#### Information provided:
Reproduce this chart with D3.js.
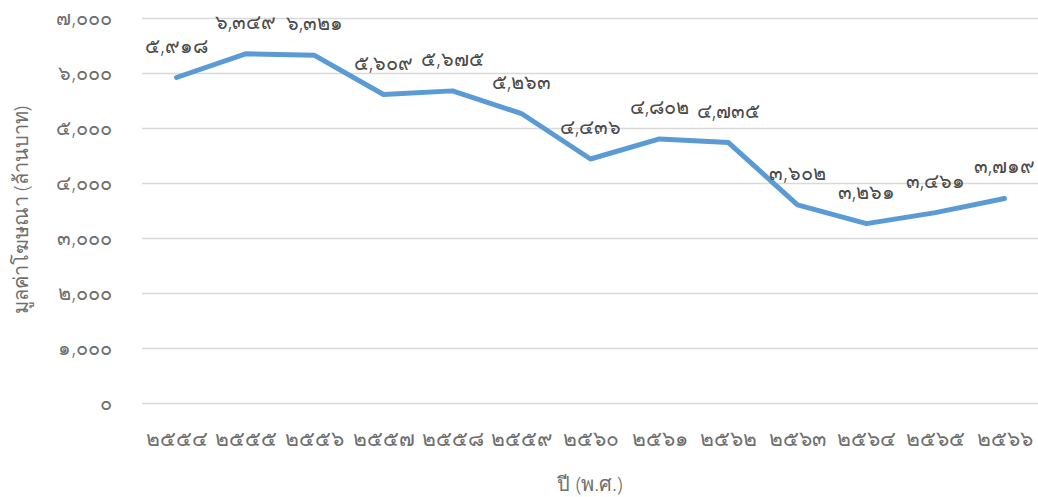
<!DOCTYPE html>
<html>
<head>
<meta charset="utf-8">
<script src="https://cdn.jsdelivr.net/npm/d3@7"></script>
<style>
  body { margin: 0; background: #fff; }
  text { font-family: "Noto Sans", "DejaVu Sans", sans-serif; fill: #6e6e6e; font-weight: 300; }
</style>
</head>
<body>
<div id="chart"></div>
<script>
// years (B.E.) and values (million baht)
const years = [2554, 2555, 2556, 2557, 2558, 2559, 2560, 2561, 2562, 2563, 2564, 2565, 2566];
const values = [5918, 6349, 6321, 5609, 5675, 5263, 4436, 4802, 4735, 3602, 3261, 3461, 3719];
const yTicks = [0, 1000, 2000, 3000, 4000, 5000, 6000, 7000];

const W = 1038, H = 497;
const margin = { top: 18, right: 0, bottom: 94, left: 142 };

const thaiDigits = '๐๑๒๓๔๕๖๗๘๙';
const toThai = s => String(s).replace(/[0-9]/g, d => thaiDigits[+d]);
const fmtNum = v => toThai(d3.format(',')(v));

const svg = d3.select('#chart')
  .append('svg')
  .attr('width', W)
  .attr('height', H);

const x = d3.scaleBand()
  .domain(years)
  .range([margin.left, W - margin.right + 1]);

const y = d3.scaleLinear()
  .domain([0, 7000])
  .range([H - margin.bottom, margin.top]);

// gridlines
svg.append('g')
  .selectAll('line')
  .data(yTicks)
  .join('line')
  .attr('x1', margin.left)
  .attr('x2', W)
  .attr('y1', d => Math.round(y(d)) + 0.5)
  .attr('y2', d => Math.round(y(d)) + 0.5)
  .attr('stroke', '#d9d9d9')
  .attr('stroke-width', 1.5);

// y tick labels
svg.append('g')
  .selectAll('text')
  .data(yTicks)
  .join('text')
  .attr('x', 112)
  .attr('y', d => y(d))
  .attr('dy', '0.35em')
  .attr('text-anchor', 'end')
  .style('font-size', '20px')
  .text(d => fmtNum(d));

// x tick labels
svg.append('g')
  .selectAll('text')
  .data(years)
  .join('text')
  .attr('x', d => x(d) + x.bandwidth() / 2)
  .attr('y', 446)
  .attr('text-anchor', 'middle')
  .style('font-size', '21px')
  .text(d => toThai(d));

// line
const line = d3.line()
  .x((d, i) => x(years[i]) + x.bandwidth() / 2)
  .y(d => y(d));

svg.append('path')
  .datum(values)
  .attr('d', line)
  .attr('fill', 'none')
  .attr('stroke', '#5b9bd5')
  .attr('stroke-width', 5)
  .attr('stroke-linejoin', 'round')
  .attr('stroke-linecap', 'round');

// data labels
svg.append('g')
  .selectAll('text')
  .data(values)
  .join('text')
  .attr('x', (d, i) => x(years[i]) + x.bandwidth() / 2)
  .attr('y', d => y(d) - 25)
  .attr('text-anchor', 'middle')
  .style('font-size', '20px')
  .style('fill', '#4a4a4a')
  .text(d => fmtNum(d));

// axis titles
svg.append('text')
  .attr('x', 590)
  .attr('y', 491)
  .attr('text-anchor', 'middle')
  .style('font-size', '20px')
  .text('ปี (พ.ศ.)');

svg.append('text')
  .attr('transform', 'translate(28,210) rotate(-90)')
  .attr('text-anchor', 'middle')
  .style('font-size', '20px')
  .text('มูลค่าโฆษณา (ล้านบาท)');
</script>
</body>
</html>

* * *

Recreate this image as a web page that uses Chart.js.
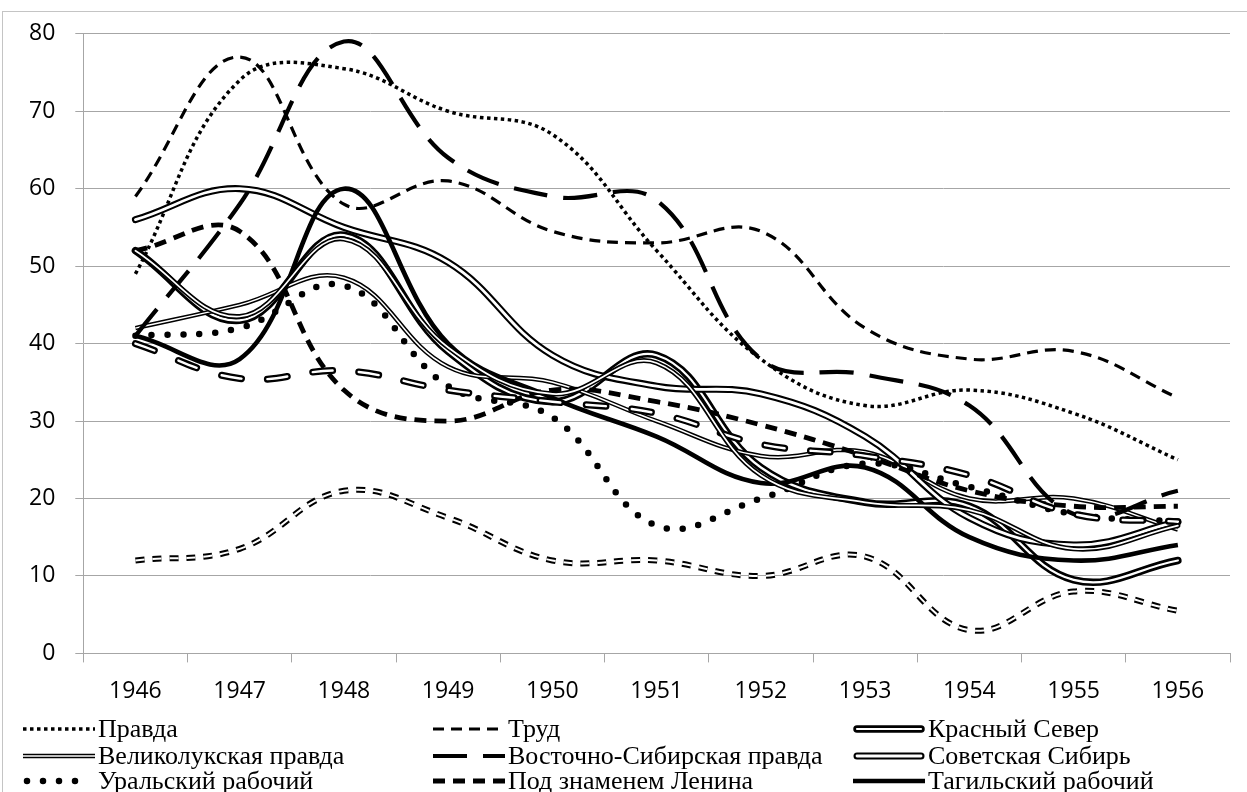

#### Stated goal:
Look above for the line with "Reproduce this chart with D3.js."; quote it and every line after it, stopping after the line with "const yTicks = [0, 1000, 2000, 3000, 4000, 5000, 6000, 7000];", exactly, with nothing added and without pictures.

#### Response to the task:
Reproduce this chart with D3.js.
<!DOCTYPE html>
<html>
<head>
<meta charset="utf-8">
<script src="https://cdn.jsdelivr.net/npm/d3@7"></script>
<style>
  body { margin: 0; background: #fff; }
  text { font-family: "Noto Sans", "DejaVu Sans", sans-serif; fill: #6e6e6e; font-weight: 300; }
</style>
</head>
<body>
<div id="chart"></div>
<script>
// years (B.E.) and values (million baht)
const years = [2554, 2555, 2556, 2557, 2558, 2559, 2560, 2561, 2562, 2563, 2564, 2565, 2566];
const values = [5918, 6349, 6321, 5609, 5675, 5263, 4436, 4802, 4735, 3602, 3261, 3461, 3719];
const yTicks = [0, 1000, 2000, 3000, 4000, 5000, 6000, 7000];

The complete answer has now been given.